_Instructions to follow_
Give back, word for word, only the lines from the opening of the records through the one with "0.0847, 0.0581, 0.0606];". Pictures stay out.
— Start Dataset content —
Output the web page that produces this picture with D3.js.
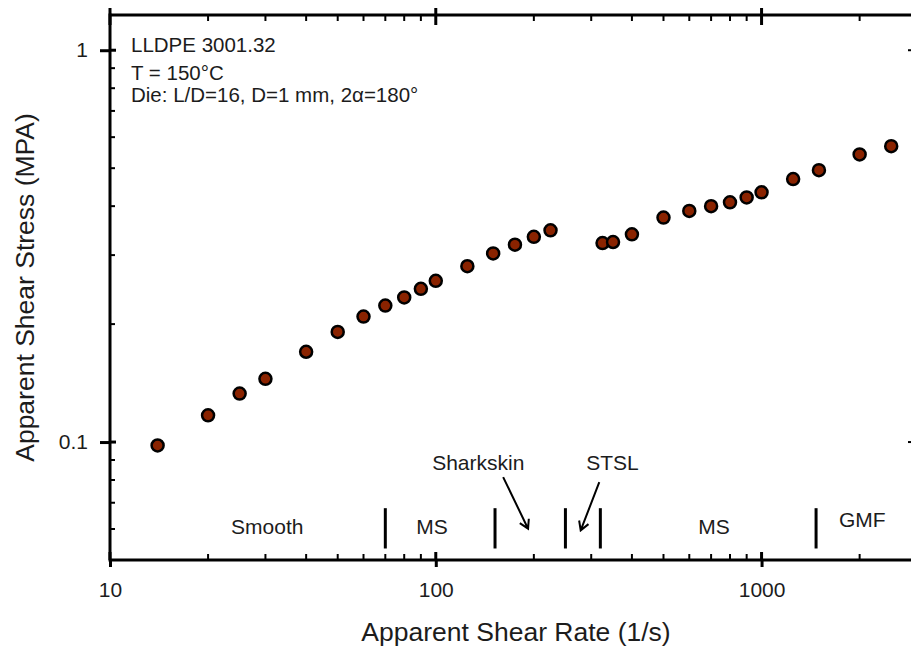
<!DOCTYPE html>
<html>
<head>
<meta charset="utf-8">
<script src="https://cdn.jsdelivr.net/npm/d3@7"></script>
<style>
  html, body { margin: 0; padding: 0; background: #fff; }
  svg { display: block; font-family: "Liberation Sans", Arial, sans-serif; }
</style>
</head>
<body>
<svg id="chart" width="911" height="655"></svg>
<script>
// Apparent shear rate (1/s) and apparent shear stress (MPa), LLDPE 3001.32 at 150 °C
const shearRate = [14, 20, 25, 30, 40, 50, 60, 70, 80, 90, 100, 125, 150, 175, 200, 225,
                   325, 350, 400, 500, 600, 700, 800, 900, 1000, 1250, 1500, 2000, 2500];
const shearStress = [0.098, 0.117, 0.133, 0.145, 0.170, 0.191, 0.209, 0.223, 0.234, 0.246,
                     0.258, 0.281, 0.303, 0.319, 0.334, 0.347,
                     0.322, 0.324, 0.339, 0.374, 0.389, 0.400, 0.409, 0.421, 0.434,
                     0.469, 0.494, 0.542, 0.569];

// Axis settings
const xDomain = [10, 3000];
const yDomain = [0.05, 1.23];
const xMajorTicks = [10, 100, 1000];
const yMajorTicks = [0.1, 1];

// Flow-regime boundaries (shear rate) and labels
const regimeBounds = [70, 152, 250, 320, 1470];
const regimeBoundSpan = [0.0535, 0.0678];
const regimeLabels = ["Smooth", "MS", "Sharkskin", "STSL", "MS", "GMF"];
const regimeLabelX = [30.4, 97.3, 135, 348.6, 714, 2039];
const regimeLabelY = [0.0581, 0.0581, 0.0847, 0.0847, 0.0581, 0.0606];

// Arrows from the Sharkskin / STSL labels down to their bands: [x0, y0, x1, y1]
const regimeArrows = [
  [161, 0.0814, 192, 0.0601],
  [317.6, 0.0790, 278.5, 0.0595]
];

// Header text
const infoLines = ["LLDPE 3001.32", "T = 150°C", "Die: L/D=16, D=1 mm, 2α=180°"];

const svg = d3.select("#chart");
const plotLeft = 110, plotRight = 917, plotTop = 15, plotBottom = 560;

const x = d3.scaleLog().domain(xDomain).range([plotLeft, plotRight]);
const y = d3.scaleLog().domain(yDomain).range([plotBottom, plotTop]);

const ink = "#000";
const textInk = "#1c1c1c";

// minor tick values inside the domains
const xMinor = [];
for (let d = 10; d < 10000; d *= 10) {
  for (let k = 2; k <= 9; k++) {
    const v = d * k;
    if (v > xDomain[0] && v < xDomain[1]) xMinor.push(v);
  }
}
const yMinor = [];
for (let d = 0.01; d < 10; d *= 10) {
  for (let k = 2; k <= 9; k++) {
    const v = +(d * k).toPrecision(6);
    if (v > yDomain[0] && v < yDomain[1]) yMinor.push(v);
  }
}

// frame
const frame = svg.append("g").attr("stroke", ink).attr("stroke-width", 3).attr("fill", "none");
frame.append("line").attr("x1", plotLeft).attr("x2", plotRight).attr("y1", plotBottom).attr("y2", plotBottom);
frame.append("line").attr("x1", plotLeft).attr("x2", plotRight).attr("y1", plotTop).attr("y2", plotTop);
frame.append("line").attr("x1", plotLeft).attr("x2", plotLeft).attr("y1", plotTop - 1.5).attr("y2", plotBottom + 1.5);
frame.append("line").attr("x1", plotRight).attr("x2", plotRight).attr("y1", plotTop - 1.5).attr("y2", plotBottom + 1.5);

// bottom axis with labels
const xAxis = d3.axisBottom(x).tickValues(xMajorTicks).tickFormat(d3.format("d"))
  .tickSizeInner(7).tickSizeOuter(0).tickPadding(15);
const gx = svg.append("g").attr("transform", `translate(0,${plotBottom})`).call(xAxis);
gx.select(".domain").remove();
gx.selectAll(".tick line").attr("stroke", ink).attr("stroke-width", 3);
gx.selectAll(".tick text").attr("fill", textInk).attr("font-size", 21)
  .attr("font-family", "Liberation Sans, Arial, sans-serif");

// left axis with labels
const yAxis = d3.axisLeft(y).tickValues(yMajorTicks).tickFormat(d => String(d))
  .tickSizeInner(10).tickSizeOuter(0).tickPadding(12);
const gy = svg.append("g").attr("transform", `translate(${plotLeft},0)`).call(yAxis);
gy.select(".domain").remove();
gy.selectAll(".tick line").attr("stroke", ink).attr("stroke-width", 3);
gy.selectAll(".tick text").attr("fill", textInk).attr("font-size", 21)
  .attr("font-family", "Liberation Sans, Arial, sans-serif");

// inward parts of major ticks, minor ticks, and mirrored ticks on top/right
const tk = svg.append("g").attr("stroke", ink);
xMajorTicks.forEach(v => {
  tk.append("line").attr("x1", x(v)).attr("x2", x(v)).attr("y1", plotBottom).attr("y2", plotBottom - 8).attr("stroke-width", 3);
  tk.append("line").attr("x1", x(v)).attr("x2", x(v)).attr("y1", plotTop - 7).attr("y2", plotTop + 10).attr("stroke-width", 3);
});
xMinor.forEach(v => {
  tk.append("line").attr("x1", x(v)).attr("x2", x(v)).attr("y1", plotBottom).attr("y2", plotBottom - 6).attr("stroke-width", 2);
  tk.append("line").attr("x1", x(v)).attr("x2", x(v)).attr("y1", plotTop).attr("y2", plotTop + 6).attr("stroke-width", 2);
});
yMajorTicks.forEach(v => {
  tk.append("line").attr("x1", plotLeft).attr("x2", plotLeft + 6).attr("y1", y(v)).attr("y2", y(v)).attr("stroke-width", 3);
  tk.append("line").attr("x1", plotRight).attr("x2", plotRight - 9).attr("y1", y(v)).attr("y2", y(v)).attr("stroke-width", 2);
});
yMinor.forEach(v => {
  tk.append("line").attr("x1", plotLeft).attr("x2", plotLeft + 5).attr("y1", y(v)).attr("y2", y(v)).attr("stroke-width", 2);
  tk.append("line").attr("x1", plotRight).attr("x2", plotRight - 5).attr("y1", y(v)).attr("y2", y(v)).attr("stroke-width", 2);
});

// axis titles
svg.append("text")
  .attr("x", 516)
  .attr("y", 641)
  .attr("text-anchor", "middle")
  .attr("font-size", 26.5)
  .attr("fill", textInk)
  .text("Apparent Shear Rate (1/s)");

svg.append("text")
  .attr("transform", `translate(34,${(plotTop + plotBottom) / 2}) rotate(-90)`)
  .attr("text-anchor", "middle")
  .attr("font-size", 26.5)
  .attr("fill", textInk)
  .text("Apparent Shear Stress (MPA)");

// header information
const info = svg.append("g").attr("fill", textInk).attr("font-size", 20.5);
const infoBase = [52, 80, 102];
infoLines.forEach((s, i) => {
  info.append("text").attr("x", 131).attr("y", infoBase[i]).text(s);
});

// regime boundaries
svg.append("g").attr("stroke", ink).attr("stroke-width", 3)
  .selectAll("line").data(regimeBounds).join("line")
  .attr("x1", d => x(d)).attr("x2", d => x(d))
  .attr("y1", y(regimeBoundSpan[1])).attr("y2", y(regimeBoundSpan[0]));

// regime labels
svg.append("g").attr("fill", textInk).attr("font-size", 21).attr("text-anchor", "middle")
  .selectAll("text").data(regimeLabels).join("text")
  .attr("x", (d, i) => x(regimeLabelX[i]))
  .attr("y", (d, i) => y(regimeLabelY[i]))
  .text(d => d);

// arrows with open heads
const arrows = svg.append("g").attr("stroke", ink).attr("stroke-width", 2).attr("fill", "none");
regimeArrows.forEach(a => {
  const x0 = x(a[0]), y0 = y(a[1]), x1 = x(a[2]), y1 = y(a[3]);
  const ang = Math.atan2(y1 - y0, x1 - x0);
  const hl = 10, spread = Math.PI / 6;
  const p1 = [x1 - hl * Math.cos(ang - spread), y1 - hl * Math.sin(ang - spread)];
  const p2 = [x1 - hl * Math.cos(ang + spread), y1 - hl * Math.sin(ang + spread)];
  arrows.append("path").attr("d", `M${x0},${y0}L${x1},${y1}M${p1[0]},${p1[1]}L${x1},${y1}L${p2[0]},${p2[1]}`);
});

// data points
svg.append("g")
  .selectAll("circle").data(shearRate).join("circle")
  .attr("cx", d => x(d))
  .attr("cy", (d, i) => y(shearStress[i]))
  .attr("r", 6)
  .attr("fill", "#8a2300")
  .attr("stroke", ink)
  .attr("stroke-width", 2.5);
</script>
</body>
</html>
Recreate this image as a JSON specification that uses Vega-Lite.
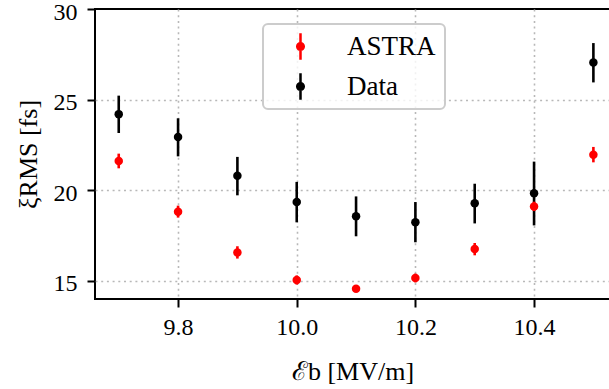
{
  "$schema": "https://vega.github.io/schema/vega-lite/v6.json",
  "autosize": {"type": "none"},
  "padding": {"left": 95, "top": 9, "right": 0, "bottom": 90},
  "width": 515,
  "height": 290,
  "background": "white",
  "config": {
    "font": "Liberation Serif",
    "view": {"stroke": "black", "strokeWidth": 2},
    "axis": {
      "domain": false,
      "grid": true,
      "gridColor": "#b8b8b8",
      "gridDash": [2, 3.7],
      "gridWidth": 1.6,
      "tickColor": "black",
      "tickWidth": 2,
      "tickSize": 8,
      "labelColor": "black",
      "labelFontSize": 24,
      "labelFont": "Liberation Serif",
      "titleFont": "Liberation Serif",
      "titleFontSize": 26,
      "titleFontWeight": "normal",
      "titleColor": "black"
    },
    "legend": {
      "labelFont": "Liberation Serif",
      "labelFontSize": 27,
      "labelColor": "black"
    }
  },
  "data": {
    "values": [
      {"E": 9.7, "series": "Data", "xi": 24.2, "lo": 23.16, "hi": 25.22},
      {"E": 9.8, "series": "Data", "xi": 22.94, "lo": 21.87, "hi": 23.97},
      {"E": 9.9, "series": "Data", "xi": 20.8, "lo": 19.72, "hi": 21.84},
      {"E": 10.0, "series": "Data", "xi": 19.35, "lo": 18.23, "hi": 20.46},
      {"E": 10.1, "series": "Data", "xi": 18.56, "lo": 17.46, "hi": 19.66},
      {"E": 10.2, "series": "Data", "xi": 18.23, "lo": 17.13, "hi": 19.35},
      {"E": 10.3, "series": "Data", "xi": 19.28, "lo": 18.17, "hi": 20.36},
      {"E": 10.4, "series": "Data", "xi": 19.83, "lo": 18.06, "hi": 21.58},
      {"E": 10.5, "series": "Data", "xi": 27.05, "lo": 25.95, "hi": 28.12},
      {"E": 9.7, "series": "ASTRA", "xi": 21.62, "lo": 21.21, "hi": 22.02},
      {"E": 9.8, "series": "ASTRA", "xi": 18.82, "lo": 18.49, "hi": 19.15},
      {"E": 9.9, "series": "ASTRA", "xi": 16.56, "lo": 16.23, "hi": 16.91},
      {"E": 10.0, "series": "ASTRA", "xi": 15.05, "lo": 14.8, "hi": 15.3},
      {"E": 10.1, "series": "ASTRA", "xi": 14.56, "lo": 14.4, "hi": 14.72},
      {"E": 10.2, "series": "ASTRA", "xi": 15.16, "lo": 14.92, "hi": 15.4},
      {"E": 10.3, "series": "ASTRA", "xi": 16.76, "lo": 16.41, "hi": 17.09},
      {"E": 10.4, "series": "ASTRA", "xi": 19.11, "lo": 18.85, "hi": 19.37},
      {"E": 10.5, "series": "ASTRA", "xi": 21.96, "lo": 21.54, "hi": 22.39}
    ]
  },
  "encoding": {
    "x": {
      "field": "E",
      "type": "quantitative",
      "scale": {"domain": [9.66, 10.528], "nice": false, "zero": false},
      "axis": {"values": [9.8, 10.0, 10.2, 10.4], "format": ".1f", "labelPadding": 8, "title": "ℰb [MV/m]", "titlePadding": 19}
    },
    "color": {
      "field": "series",
      "type": "nominal",
      "scale": {"domain": ["ASTRA", "Data"], "range": ["#ff0000", "#000000"]},
      "legend": {
        "title": null,
        "orient": "none",
        "legendX": 168,
        "legendY": 15,
        "padding": 9,
        "strokeColor": "#cccccc",
        "cornerRadius": 5,
        "fillColor": "rgba(255,255,255,0.8)",
        "symbolType": "M-0.094,-1L0.094,-1L0.094,1L-0.094,1Z M0.34,0A0.34,0.34,0,1,1,-0.34,0A0.34,0.34,0,1,1,0.34,0Z",
        "symbolSize": 713,
        "symbolStrokeWidth": 0,
        "symbolOffset": 15,
        "labelOffset": 33,
        "rowPadding": 12,
        "encode": {"legend": {"update": {"strokeWidth": {"value": 2}}}}
      }
    }
  },
  "layer": [
    {
      "mark": {"type": "rule", "strokeWidth": 2.6},
      "encoding": {
        "y": {"field": "lo", "type": "quantitative", "scale": {"domain": [14, 30], "nice": false, "zero": false},
          "axis": {"values": [15, 20, 25, 30], "labelPadding": 10, "labelOffset": 3, "title": "ξRMS [fs]", "titlePadding": 12,
            "gridOpacity": {"condition": {"test": "datum.value >= 30", "value": 0}, "value": 1}}},
        "y2": {"field": "hi"}
      }
    },
    {
      "mark": {"type": "point", "filled": true, "shape": "circle", "size": 72, "opacity": 1},
      "encoding": {
        "y": {"field": "xi", "type": "quantitative"}
      }
    }
  ]
}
— End Dataset content —
_Answer below_
Output the web page that produces this picture with D3.js.
<!DOCTYPE html>
<html>
<head>
<meta charset="utf-8">
<script src="https://cdn.jsdelivr.net/npm/d3@7"></script>
<style>
  html, body { margin: 0; padding: 0; background: #fff; }
  svg { display: block; font-family: "Liberation Sans", Arial, sans-serif; }
</style>
</head>
<body>
<svg id="chart" width="911" height="655"></svg>
<script>
// Apparent shear rate (1/s) and apparent shear stress (MPa), LLDPE 3001.32 at 150 °C
const shearRate = [14, 20, 25, 30, 40, 50, 60, 70, 80, 90, 100, 125, 150, 175, 200, 225,
                   325, 350, 400, 500, 600, 700, 800, 900, 1000, 1250, 1500, 2000, 2500];
const shearStress = [0.098, 0.117, 0.133, 0.145, 0.170, 0.191, 0.209, 0.223, 0.234, 0.246,
                     0.258, 0.281, 0.303, 0.319, 0.334, 0.347,
                     0.322, 0.324, 0.339, 0.374, 0.389, 0.400, 0.409, 0.421, 0.434,
                     0.469, 0.494, 0.542, 0.569];

// Axis settings
const xDomain = [10, 3000];
const yDomain = [0.05, 1.23];
const xMajorTicks = [10, 100, 1000];
const yMajorTicks = [0.1, 1];

// Flow-regime boundaries (shear rate) and labels
const regimeBounds = [70, 152, 250, 320, 1470];
const regimeBoundSpan = [0.0535, 0.0678];
const regimeLabels = ["Smooth", "MS", "Sharkskin", "STSL", "MS", "GMF"];
const regimeLabelX = [30.4, 97.3, 135, 348.6, 714, 2039];
const regimeLabelY = [0.0581, 0.0581, 0.0847, 0.0847, 0.0581, 0.0606];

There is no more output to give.